Is it dangerous to travel in Syria? (Hint: no.)

     Sometimes I think I need to take a step back from this blog since some people might be thinking, “Wait, you are in the Middle East? Isn’t it dangerous? Isn’t Syria the enemy or something? The axis, fulcrum and epicenter of evil?”
     If the US sees Syria as an obstreperous government, that’s purely on a government-to-government level which has zero to do with traveling around. It really doesn’t. I’ve been in Syria two weeks now and not one person has had a bad word to say about America or me being there. None. A couple of people acknowledge that our governments don’t get along, but it’s said in a tone of regret, not hostility. One taxi driver did react funnily when I said I was American. He slapped his head with his palm in mock anguish, but he was smiling as he did so.
     In Aleppo I went to an old man in a barber shop to have an open-blade shave and I had concocted a story in my mind that I was from Norway (a good fallback—who doesn’t love Norway other than Swedes and some Sri Lankans?) because as much as I like that style of shaving, the open blade on my adam’s apple does take me some time to relax. And what if he was a retired Hezbollah who, upon hearing my country, would have flashbacks, scream “Jihad!” and reflexively slash my throat?
     Of course, he couldn’t care less where I came from and didn’t even ask. Sometimes I have an overactive imagination. That story aside(a-hem!), I like to think that anyone can separate the person from the government. It is why I have no apprehesion about going to Iran—if I could ever get in.

     In fact, not only have I had no problems in Syria, the people have been uniformly fantastic and it’s one of the main reasons to visit. What’s not to like about traveling in Syria? It’s exciting. It’s low-hassle, easy to get around, and lots of people speak some English or try hard to help despite a language barrier. It’s inexpensive. The food is good. (Expect a blog post about that soon. For now I have two words for you: cherry kebab.) Syria is my favorite Middle Eastern country.
     Know what my most lasting memory of Syria is so far? It was in Aleppo at a large Monoprix supermarket (which is the most foreign thing I have seen in Syria as it’s a huge gleaming, empty, quiet, two-level French-style supermarket in the middle of the hectic city). They have a bright and shiny escalator and the greatest thing was the look on a young woman’s face as she watched her man go up and down it. I guess he had never experienced such a machine and she stood and stared wide-eyed, shaking her head and softly laughing as she couldn’t believe his child-like fascination with riding it. I may not be describing it well, but it was a beautiful thing to watch.
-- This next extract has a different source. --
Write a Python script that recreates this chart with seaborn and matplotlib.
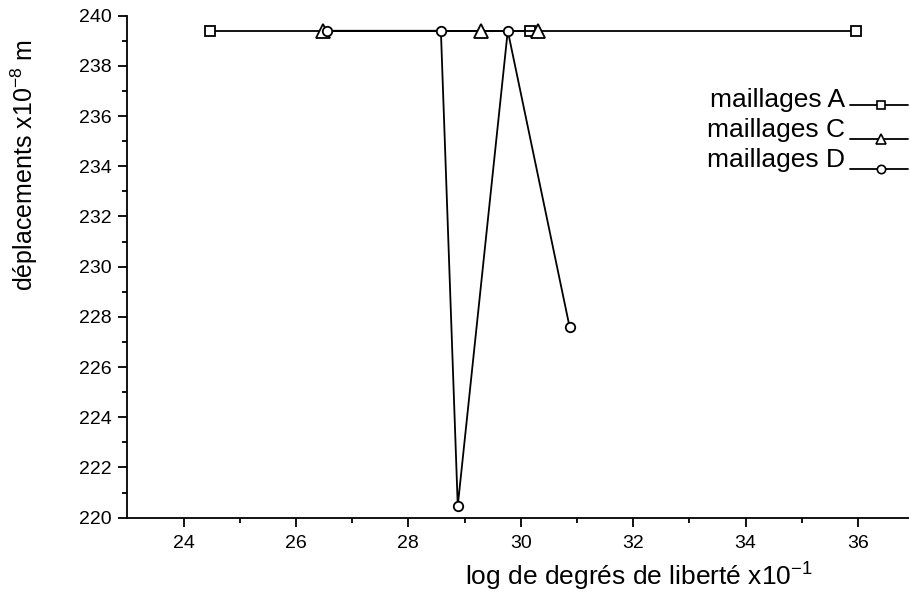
import matplotlib
matplotlib.use("Agg")
import matplotlib.pyplot as plt
import seaborn as sns
import pandas as pd
from matplotlib.lines import Line2D

# ---- data ----
xa = [24.48, 30.17, 35.97]
ya = [239.4, 239.4, 239.4]
xc = [26.48, 29.29, 30.30]
yc = [239.4, 239.4, 239.4]
xd = [26.56, 28.58, 28.88, 29.77, 30.87]
yd = [239.4, 239.4, 220.47, 239.4, 227.6]
labels = ["maillages A", "maillages C", "maillages D"]
markers = ["s", "^", "o"]
xticks = [24, 26, 28, 30, 32, 34, 36]
yticks = [220, 222, 224, 226, 228, 230, 232, 234, 236, 238, 240]

sns.set_theme(style="white")
plt.rcParams["font.family"] = ["Liberation Sans", "DejaVu Sans"]
plt.rcParams["mathtext.default"] = "regular"

fig = plt.figure(figsize=(9.09, 5.95), dpi=100)
W, H = 909, 595
ax = fig.add_axes([127.3 / W, 1 - 517.7 / H, (909 - 127.3) / W, (517.7 - 15.7) / H])

series = [(xa, ya), (xc, yc), (xd, yd)]
msizes = [6.5, 9.5, 6.8]
for (xs, ys), lab, mk, ms in zip(series, labels, markers, msizes):
    df = pd.DataFrame({"x": xs, "y": ys})
    sns.lineplot(data=df, x="x", y="y", sort=False, estimator=None, ax=ax,
                 color="black", lw=1.3, marker=mk, markersize=ms,
                 markerfacecolor="white", markeredgecolor="black",
                 markeredgewidth=1.3, clip_on=False, zorder=3)

ax.set_xlim(23, 23 + (909 - 127.3) / 56.2)
ax.set_ylim(220, 240)
ax.set_xticks(xticks)
ax.set_yticks(yticks)
ax.set_xticks([25, 27, 29, 31, 33, 35], minor=True)
ax.set_yticks([221, 223, 225, 227, 229, 231, 233, 235, 237, 239], minor=True)
ax.tick_params(axis="both", which="major", direction="out", length=6.5, width=1.3,
               labelsize=14, color="black", labelcolor="black",
               bottom=True, left=True)
ax.tick_params(axis="x", which="major", pad=6)
ax.tick_params(axis="y", which="major", pad=5)
ax.tick_params(axis="both", which="minor", direction="out", length=3.8, width=1.3,
               color="black", bottom=True, left=True)
for s in ["top", "right"]:
    ax.spines[s].set_visible(False)
for s in ["left", "bottom"]:
    ax.spines[s].set_color("black")
    ax.spines[s].set_linewidth(1.3)
ax.grid(False)

ax.set_xlabel("log de degrés de liberté x10$^{-1}$", fontsize=19, color="black")
ax.set_ylabel("déplacements x10$^{-8}$ m", fontsize=18, color="black")
ax.xaxis.set_label_coords((638.5 - 127.3) / (909 - 127.3), -(561 - 517.7) / 502)
ax.yaxis.set_label_coords(-(127.3 - 40) / (909 - 127.3), (517.7 - 165) / 502)

# legend (manual, Origin-style: text then line sample)
text_base = [107, 137, 167]
line_y = [105, 139, 169]
leg_ms = [5.5, 7, 6]
for lab, mk, ms, tb, ly in zip(labels, markers, leg_ms, text_base, line_y):
    fig.text(845 / W, 1 - tb / H, lab, ha="right", va="baseline",
             fontsize=19, color="black")
    fy = 1 - ly / H
    fig.add_artist(Line2D([850 / W, 908 / W], [fy, fy], color="black", lw=1.3))
    fig.add_artist(Line2D([881 / W], [fy], marker=mk, markersize=ms,
                          markerfacecolor="white", markeredgecolor="black",
                          markeredgewidth=1.2, lw=0))

fig.savefig("out.png", dpi=100)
     In the old city someone put down a metal sheet with the Israeli flag on it so everyone has to step on it to pass.

     From left to right, Iran's Ahmedinejad, Hezbollah's Nasrallah, Syria's Assad and Assad's brother

I may be biased since I'm here, but I say Syrian water fountains are more appealing to the eye than western ones.

     I’m still learning a bit of Arabic every day. I like discovering I know more words than I thought. Ayran and findik are Turkish words for a yogurt drink and peanuts, respectively, “mumkin” is like Malay’s “mungkin”, which means “possible” and I learned that “Russian” means “prostitute”.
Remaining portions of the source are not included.